MATERIAL PROVIDED
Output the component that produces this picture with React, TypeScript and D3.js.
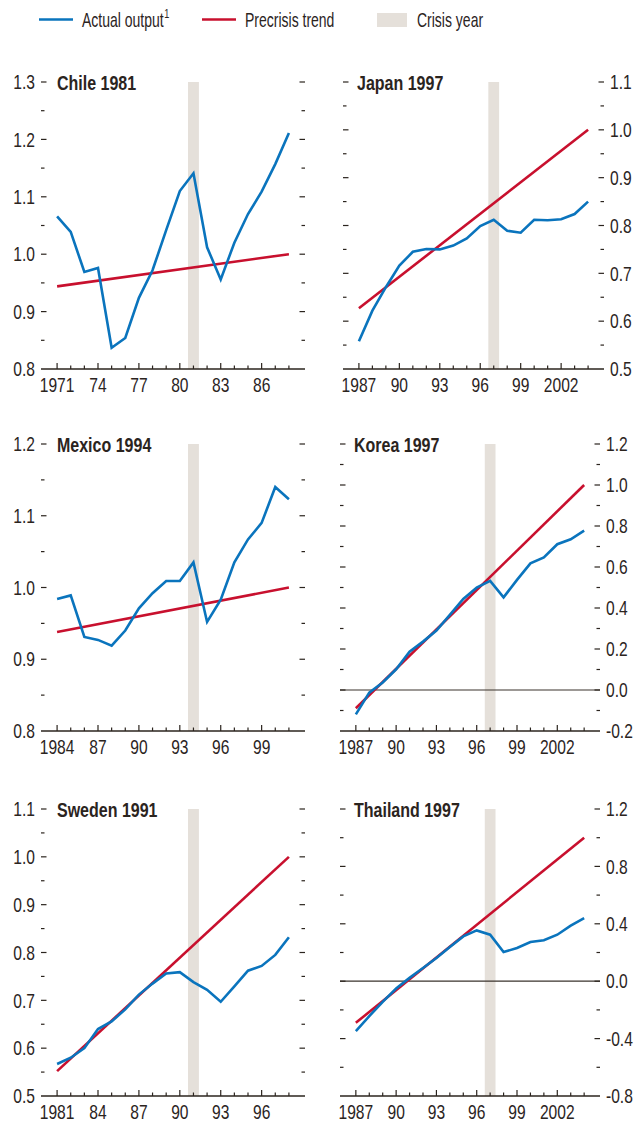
import React from 'react';
import * as d3 from 'd3';

const FONT = "'Liberation Sans', Arial, sans-serif";
const BLUE = '#0a74bd';
const RED = '#c8102e';
const BAR = '#e5e0da';
const INK = '#2b241e';

// actual output, one value per year from the start year
const chileActual = [1.066, 1.039, 0.969, 0.976, 0.837, 0.854, 0.924, 0.972, 1.042, 1.11, 1.141, 1.012, 0.956, 1.02, 1.07, 1.109, 1.157, 1.211];
const japanActual = [0.558, 0.622, 0.671, 0.716, 0.745, 0.751, 0.75, 0.758, 0.773, 0.799, 0.812, 0.789, 0.785, 0.812, 0.811, 0.813, 0.824, 0.85];
const mexicoActual = [0.984, 0.989, 0.931, 0.927, 0.919, 0.94, 0.971, 0.992, 1.009, 1.009, 1.035, 0.952, 0.983, 1.035, 1.067, 1.09, 1.14, 1.123];
const koreaActual = [-0.119, -0.013, 0.037, 0.101, 0.187, 0.236, 0.29, 0.366, 0.444, 0.499, 0.532, 0.452, 0.537, 0.618, 0.647, 0.711, 0.735, 0.777];
const swedenActual = [0.567, 0.58, 0.6, 0.64, 0.656, 0.681, 0.712, 0.735, 0.756, 0.759, 0.738, 0.722, 0.697, 0.729, 0.762, 0.772, 0.795, 0.832];
const thailandActual = [-0.348, -0.244, -0.144, -0.051, 0.023, 0.092, 0.162, 0.238, 0.312, 0.354, 0.324, 0.203, 0.231, 0.273, 0.285, 0.324, 0.387, 0.44];

// precrisis trend, first and last year
const chileTrend = [0.944, 1.0];
const japanTrend = [0.627, 1.0];
const mexicoTrend = [0.938, 1.0];
const koreaTrend = [-0.089, 1.0];
const swedenTrend = [0.552, 1.0];
const thailandTrend = [-0.29, 1.0];

const panels = [
  { title: 'Chile 1981', start: 1971, crisis: 1981, actual: chileActual, trend: chileTrend, y: [0.8, 1.3], major: 0.1, minor: 0.05, row: 0, col: 0, zero: false },
  { title: 'Japan 1997', start: 1987, crisis: 1997, actual: japanActual, trend: japanTrend, y: [0.5, 1.1], major: 0.1, minor: 0.05, row: 0, col: 1, zero: false },
  { title: 'Mexico 1994', start: 1984, crisis: 1994, actual: mexicoActual, trend: mexicoTrend, y: [0.8, 1.2], major: 0.1, minor: 0.05, row: 1, col: 0, zero: false },
  { title: 'Korea 1997', start: 1987, crisis: 1997, actual: koreaActual, trend: koreaTrend, y: [-0.2, 1.2], major: 0.2, minor: 0.1, row: 1, col: 1, zero: true },
  { title: 'Sweden 1991', start: 1981, crisis: 1991, actual: swedenActual, trend: swedenTrend, y: [0.5, 1.1], major: 0.1, minor: 0.05, row: 2, col: 0, zero: false },
  { title: 'Thailand 1997', start: 1987, crisis: 1997, actual: thailandActual, trend: thailandTrend, y: [-0.8, 1.2], major: 0.4, minor: 0.2, row: 2, col: 1, zero: true },
];

const legendItems = ['Actual output', 'Precrisis trend', 'Crisis year'];

const W = 637;
const H = 1125;
const rowTop = [82, 444, 809];
const plotH = 287;
const TICK_FS = 20;
const TICK_SX = 0.78;

const fmtY = (v: number) => {
  const s = v.toFixed(1);
  return s === '-0.0' ? '0.0' : s;
};
const fmtX = (yr: number, first: boolean) => (first || yr >= 2000 ? String(yr) : String(yr).slice(2));

// condensed text: the narrow face is not installed, so squeeze horizontally
function T({ x, y, sx, children, anchor = 'start', size = TICK_FS, bold = false, dy }: any) {
  return (
    <text
      transform={`translate(${x},${y}) scale(${sx},1)`}
      textAnchor={anchor}
      fontSize={size}
      fontWeight={bold ? 'bold' : 'normal'}
      dy={dy}
      fill={INK}
    >
      {children}
    </text>
  );
}

function Panel({ p }: { p: any }) {
  const n = p.actual.length;
  const years = d3.range(p.start, p.start + n);
  const last = years[n - 1];
  const xr = p.col === 0 ? [41, 305] : p.title.startsWith('Japan') ? [343, 604] : [340, 600];
  const x = d3.scaleLinear().domain([p.start - 1.18, last + 1.18]).range(xr);
  const top = rowTop[p.row];
  const y = d3.scaleLinear().domain(p.y).range([top + plotH, top]);
  const line = d3.line<number>().x((_, i) => x(years[i])).y((d) => y(d));

  const yTicks = d3.range(p.y[0], p.y[1] + p.minor / 2, p.minor).map((v) => {
    const r = v / p.major;
    return { v, major: Math.abs(r - Math.round(r)) < 1e-6 };
  });
  const labelRight = p.col === 1;
  const x0 = xr[0];
  const x1 = xr[1];
  const yb = y(p.y[0]);

  return (
    <g>
      <rect x={x(p.crisis - 0.4)} y={y(p.y[1])} width={x(p.crisis + 0.4) - x(p.crisis - 0.4)} height={yb - y(p.y[1])} fill={BAR} />
      {p.zero && <line x1={x0} x2={x1} y1={y(0)} y2={y(0)} stroke="#3a332c" strokeWidth={1.2} />}
      <line x1={x(p.start)} x2={x(last)} y1={y(p.trend[0])} y2={y(p.trend[1])} stroke={RED} strokeWidth={2.6} />
      <path d={line(p.actual) || ''} fill="none" stroke={BLUE} strokeWidth={2.6} />
      <line x1={x0} x2={x1} y1={yb} y2={yb} stroke={INK} strokeWidth={1.5} />
      {years.map((yr) => {
        const maj = (yr - p.start) % 3 === 0;
        return (
          <g key={yr}>
            <line x1={x(yr)} x2={x(yr)} y1={yb} y2={yb - (maj ? 6 : 3.5)} stroke={INK} strokeWidth={1.2} />
            {maj && (
              <T x={x(yr)} y={yb + 23} sx={TICK_SX} anchor="middle">
                {fmtX(yr, yr === p.start)}
              </T>
            )}
          </g>
        );
      })}
      {yTicks.map((t, i) => {
        const label = t.major ? (
          <T x={labelRight ? x1 + 6 : x0 - 6} y={y(t.v)} dy="0.36em" sx={TICK_SX} anchor={labelRight ? 'start' : 'end'}>
            {fmtY(t.v)}
          </T>
        ) : null;
        if (i === 0) return <g key={i}>{label}</g>;
        const len = t.major ? 5.5 : 3.5;
        return (
          <g key={i}>
            <line x1={x0} x2={x0 + len} y1={y(t.v)} y2={y(t.v)} stroke={INK} strokeWidth={1.2} />
            <line x1={x1 - len} x2={x1} y1={y(t.v)} y2={y(t.v)} stroke={INK} strokeWidth={1.2} />
            {label}
          </g>
        );
      })}
      <T x={x0 + (p.col === 0 ? 16 : 14)} y={top + 8} sx={0.8} bold>
        {p.title}
      </T>
    </g>
  );
}

export default function App() {
  return (
    <svg width={W} height={H} style={{ position: 'absolute', left: 0, top: 0, background: '#fff' }} fontFamily={FONT}>
      <g>
        <line x1={39} x2={73} y1={19.5} y2={19.5} stroke={BLUE} strokeWidth={2.6} />
        <T x={82} y={27} sx={0.7}>
          {legendItems[0]}
          <tspan fontSize={13} dy={-9} dx={1}>1</tspan>
        </T>
        <line x1={202} x2={236} y1={19.5} y2={19.5} stroke={RED} strokeWidth={2.6} />
        <T x={245} y={27} sx={0.7}>{legendItems[1]}</T>
        <rect x={377} y={13} width={30} height={14} fill={BAR} />
        <T x={417} y={27} sx={0.7}>{legendItems[2]}</T>
      </g>
      {panels.map((p) => (
        <Panel key={p.title} p={p} />
      ))}
    </svg>
  );
}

DO THIS
Copy every line above word for word and exclude the pictures.

PROBLEM SOLUTION
Output the component that produces this picture with React, TypeScript and D3.js.
import React from 'react';
import * as d3 from 'd3';

const FONT = "'Liberation Sans', Arial, sans-serif";
const BLUE = '#0a74bd';
const RED = '#c8102e';
const BAR = '#e5e0da';
const INK = '#2b241e';

// actual output, one value per year from the start year
const chileActual = [1.066, 1.039, 0.969, 0.976, 0.837, 0.854, 0.924, 0.972, 1.042, 1.11, 1.141, 1.012, 0.956, 1.02, 1.07, 1.109, 1.157, 1.211];
const japanActual = [0.558, 0.622, 0.671, 0.716, 0.745, 0.751, 0.75, 0.758, 0.773, 0.799, 0.812, 0.789, 0.785, 0.812, 0.811, 0.813, 0.824, 0.85];
const mexicoActual = [0.984, 0.989, 0.931, 0.927, 0.919, 0.94, 0.971, 0.992, 1.009, 1.009, 1.035, 0.952, 0.983, 1.035, 1.067, 1.09, 1.14, 1.123];
const koreaActual = [-0.119, -0.013, 0.037, 0.101, 0.187, 0.236, 0.29, 0.366, 0.444, 0.499, 0.532, 0.452, 0.537, 0.618, 0.647, 0.711, 0.735, 0.777];
const swedenActual = [0.567, 0.58, 0.6, 0.64, 0.656, 0.681, 0.712, 0.735, 0.756, 0.759, 0.738, 0.722, 0.697, 0.729, 0.762, 0.772, 0.795, 0.832];
const thailandActual = [-0.348, -0.244, -0.144, -0.051, 0.023, 0.092, 0.162, 0.238, 0.312, 0.354, 0.324, 0.203, 0.231, 0.273, 0.285, 0.324, 0.387, 0.44];

// precrisis trend, first and last year
const chileTrend = [0.944, 1.0];
const japanTrend = [0.627, 1.0];
const mexicoTrend = [0.938, 1.0];
const koreaTrend = [-0.089, 1.0];
const swedenTrend = [0.552, 1.0];
const thailandTrend = [-0.29, 1.0];

const panels = [
  { title: 'Chile 1981', start: 1971, crisis: 1981, actual: chileActual, trend: chileTrend, y: [0.8, 1.3], major: 0.1, minor: 0.05, row: 0, col: 0, zero: false },
  { title: 'Japan 1997', start: 1987, crisis: 1997, actual: japanActual, trend: japanTrend, y: [0.5, 1.1], major: 0.1, minor: 0.05, row: 0, col: 1, zero: false },
  { title: 'Mexico 1994', start: 1984, crisis: 1994, actual: mexicoActual, trend: mexicoTrend, y: [0.8, 1.2], major: 0.1, minor: 0.05, row: 1, col: 0, zero: false },
  { title: 'Korea 1997', start: 1987, crisis: 1997, actual: koreaActual, trend: koreaTrend, y: [-0.2, 1.2], major: 0.2, minor: 0.1, row: 1, col: 1, zero: true },
  { title: 'Sweden 1991', start: 1981, crisis: 1991, actual: swedenActual, trend: swedenTrend, y: [0.5, 1.1], major: 0.1, minor: 0.05, row: 2, col: 0, zero: false },
  { title: 'Thailand 1997', start: 1987, crisis: 1997, actual: thailandActual, trend: thailandTrend, y: [-0.8, 1.2], major: 0.4, minor: 0.2, row: 2, col: 1, zero: true },
];

const legendItems = ['Actual output', 'Precrisis trend', 'Crisis year'];

const W = 637;
const H = 1125;
const rowTop = [82, 444, 809];
const plotH = 287;
const TICK_FS = 20;
const TICK_SX = 0.78;

const fmtY = (v: number) => {
  const s = v.toFixed(1);
  return s === '-0.0' ? '0.0' : s;
};
const fmtX = (yr: number, first: boolean) => (first || yr >= 2000 ? String(yr) : String(yr).slice(2));

// condensed text: the narrow face is not installed, so squeeze horizontally
function T({ x, y, sx, children, anchor = 'start', size = TICK_FS, bold = false, dy }: any) {
  return (
    <text
      transform={`translate(${x},${y}) scale(${sx},1)`}
      textAnchor={anchor}
      fontSize={size}
      fontWeight={bold ? 'bold' : 'normal'}
      dy={dy}
      fill={INK}
    >
      {children}
    </text>
  );
}

function Panel({ p }: { p: any }) {
  const n = p.actual.length;
  const years = d3.range(p.start, p.start + n);
  const last = years[n - 1];
  const xr = p.col === 0 ? [41, 305] : p.title.startsWith('Japan') ? [343, 604] : [340, 600];
  const x = d3.scaleLinear().domain([p.start - 1.18, last + 1.18]).range(xr);
  const top = rowTop[p.row];
  const y = d3.scaleLinear().domain(p.y).range([top + plotH, top]);
  const line = d3.line<number>().x((_, i) => x(years[i])).y((d) => y(d));

  const yTicks = d3.range(p.y[0], p.y[1] + p.minor / 2, p.minor).map((v) => {
    const r = v / p.major;
    return { v, major: Math.abs(r - Math.round(r)) < 1e-6 };
  });
  const labelRight = p.col === 1;
  const x0 = xr[0];
  const x1 = xr[1];
  const yb = y(p.y[0]);

  return (
    <g>
      <rect x={x(p.crisis - 0.4)} y={y(p.y[1])} width={x(p.crisis + 0.4) - x(p.crisis - 0.4)} height={yb - y(p.y[1])} fill={BAR} />
      {p.zero && <line x1={x0} x2={x1} y1={y(0)} y2={y(0)} stroke="#3a332c" strokeWidth={1.2} />}
      <line x1={x(p.start)} x2={x(last)} y1={y(p.trend[0])} y2={y(p.trend[1])} stroke={RED} strokeWidth={2.6} />
      <path d={line(p.actual) || ''} fill="none" stroke={BLUE} strokeWidth={2.6} />
      <line x1={x0} x2={x1} y1={yb} y2={yb} stroke={INK} strokeWidth={1.5} />
      {years.map((yr) => {
        const maj = (yr - p.start) % 3 === 0;
        return (
          <g key={yr}>
            <line x1={x(yr)} x2={x(yr)} y1={yb} y2={yb - (maj ? 6 : 3.5)} stroke={INK} strokeWidth={1.2} />
            {maj && (
              <T x={x(yr)} y={yb + 23} sx={TICK_SX} anchor="middle">
                {fmtX(yr, yr === p.start)}
              </T>
            )}
          </g>
        );
      })}
      {yTicks.map((t, i) => {
        const label = t.major ? (
          <T x={labelRight ? x1 + 6 : x0 - 6} y={y(t.v)} dy="0.36em" sx={TICK_SX} anchor={labelRight ? 'start' : 'end'}>
            {fmtY(t.v)}
          </T>
        ) : null;
        if (i === 0) return <g key={i}>{label}</g>;
        const len = t.major ? 5.5 : 3.5;
        return (
          <g key={i}>
            <line x1={x0} x2={x0 + len} y1={y(t.v)} y2={y(t.v)} stroke={INK} strokeWidth={1.2} />
            <line x1={x1 - len} x2={x1} y1={y(t.v)} y2={y(t.v)} stroke={INK} strokeWidth={1.2} />
            {label}
          </g>
        );
      })}
      <T x={x0 + (p.col === 0 ? 16 : 14)} y={top + 8} sx={0.8} bold>
        {p.title}
      </T>
    </g>
  );
}

export default function App() {
  return (
    <svg width={W} height={H} style={{ position: 'absolute', left: 0, top: 0, background: '#fff' }} fontFamily={FONT}>
      <g>
        <line x1={39} x2={73} y1={19.5} y2={19.5} stroke={BLUE} strokeWidth={2.6} />
        <T x={82} y={27} sx={0.7}>
          {legendItems[0]}
          <tspan fontSize={13} dy={-9} dx={1}>1</tspan>
        </T>
        <line x1={202} x2={236} y1={19.5} y2={19.5} stroke={RED} strokeWidth={2.6} />
        <T x={245} y={27} sx={0.7}>{legendItems[1]}</T>
        <rect x={377} y={13} width={30} height={14} fill={BAR} />
        <T x={417} y={27} sx={0.7}>{legendItems[2]}</T>
      </g>
      {panels.map((p) => (
        <Panel key={p.title} p={p} />
      ))}
    </svg>
  );
}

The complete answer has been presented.